July 05, 2018 01:41 PM

While indulging in local food on the solo portion of his Wales tour on Thursday, Prince Charles revealed his wife’s secret sweet tooth.

Camilla, Duchess of Cornwall, headed back to London from Wales a day before, but he was thinking about her during his visit to the Corn Exchange in Crickhowell, a small Welsh town.

Turning down the chance to taste some chocolate at a zero-waste store called Natural Weigh, he declared, “It’s my darling wife who likes chocolate!” Instead he opted for organic cannellini beans. (The store sells everything from bio-friendly dish liquid to organic beans, nuts, pasta and herbs. Customers must either bring their own containers or use the store’s compostable or reusable ones.)

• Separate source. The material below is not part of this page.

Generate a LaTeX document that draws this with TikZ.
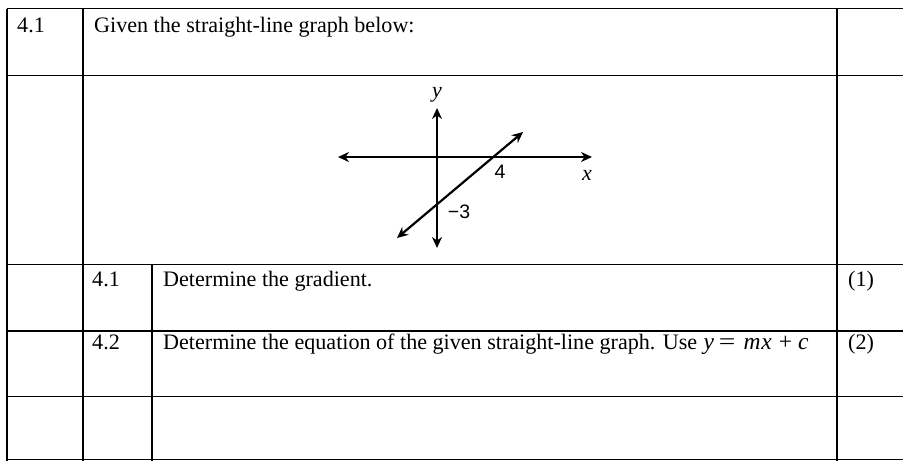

A point of pride for locals, the Corn Exchange is a restored pub that’s been turned into apartments and space for three local businesses to sell their goods. The main street in Crickhowell has no international or even national brands on it.

Prince Charles is presented with posies by two schoolgirls during a visit to the restored Corn Exchange in Crickhowell, Wales, on July 5, 2018.
Press Association via AP Images

When the pub was set to be sold to be used as a supermarket, locals protested and instead bought the building. Then, they set about converting it to the businesses and apartments above “to compliment the town and add vibrancy to the street,” said Tim Jones, who helped coordinate the effort.

Prince Charles tries a pea soup from the Odonnell Bakehouse during a visit to the restored former Corn Exchange in Crickhowell, Wales, on July 5, 2018.
Press Association via AP Images

First off, Prince Charles took a sip of vegan Sunshine Lemon and Pea soup, smiled and exclaimed, “It’s seriously good!” The soup was served up by Darryl Evans in Odonnell bakehouses.

Prince Charles looks at a range of chocolates on display at the Natural Weigh shop.
Press Association via AP Images
Prince Charles meets school children during a visit to the restored former Corn Exchange in Crickhowell, Wales, on July 5, 2018.
Press Association via AP Images

At a shop called The Emporium, Charles was wide-eyed at the array of antiques, glassware and baskets. Admiring a soup terrine shapes like a fish that owner Lindsey Perks bought, he said, “I could spend hours browsing in here.” When she told him she picks up potential goods “anywhere and everywhere,” Charles joked if that included when she walked into someone’s house.

As an advocate for reusing buildings and for sustainable living and food production, Charles was clearly delighted by the visit and thrilled to support and bond with the business owners —and they felt the same.

“We’re very aware of the prince’s interest in regeneration and sustainable high streets and are delighted that he’s here today and decided to open it. It puts the icing on the cake for us,” Jones said.

Perks, who runs The Emporium with her husband, Spencer, described Charles as “down to earth and so lovely to talk to.”

Charles also paid the Masefields of Natural Weigh a big compliment. “He liked the system and the range and choice [of Natural Weigh],” Robin said. It was really great for all the work that’s gone into the building to have the Prince of Wales come.” And Chloe added that “he’s really friendly and personable. It has been so exciting — a bit of a whirlwind. Everyone’s so excited about it and positive.”

As he left, Charles gave “many congratulations” to those responsible for saving The Corn Exchange building and “finding a remarkable way to bring it back to life.” He praised so many who had invested time and money into “making this possible. And above all retaining the remarkable essence of Crickhowell, which makes it so very special.”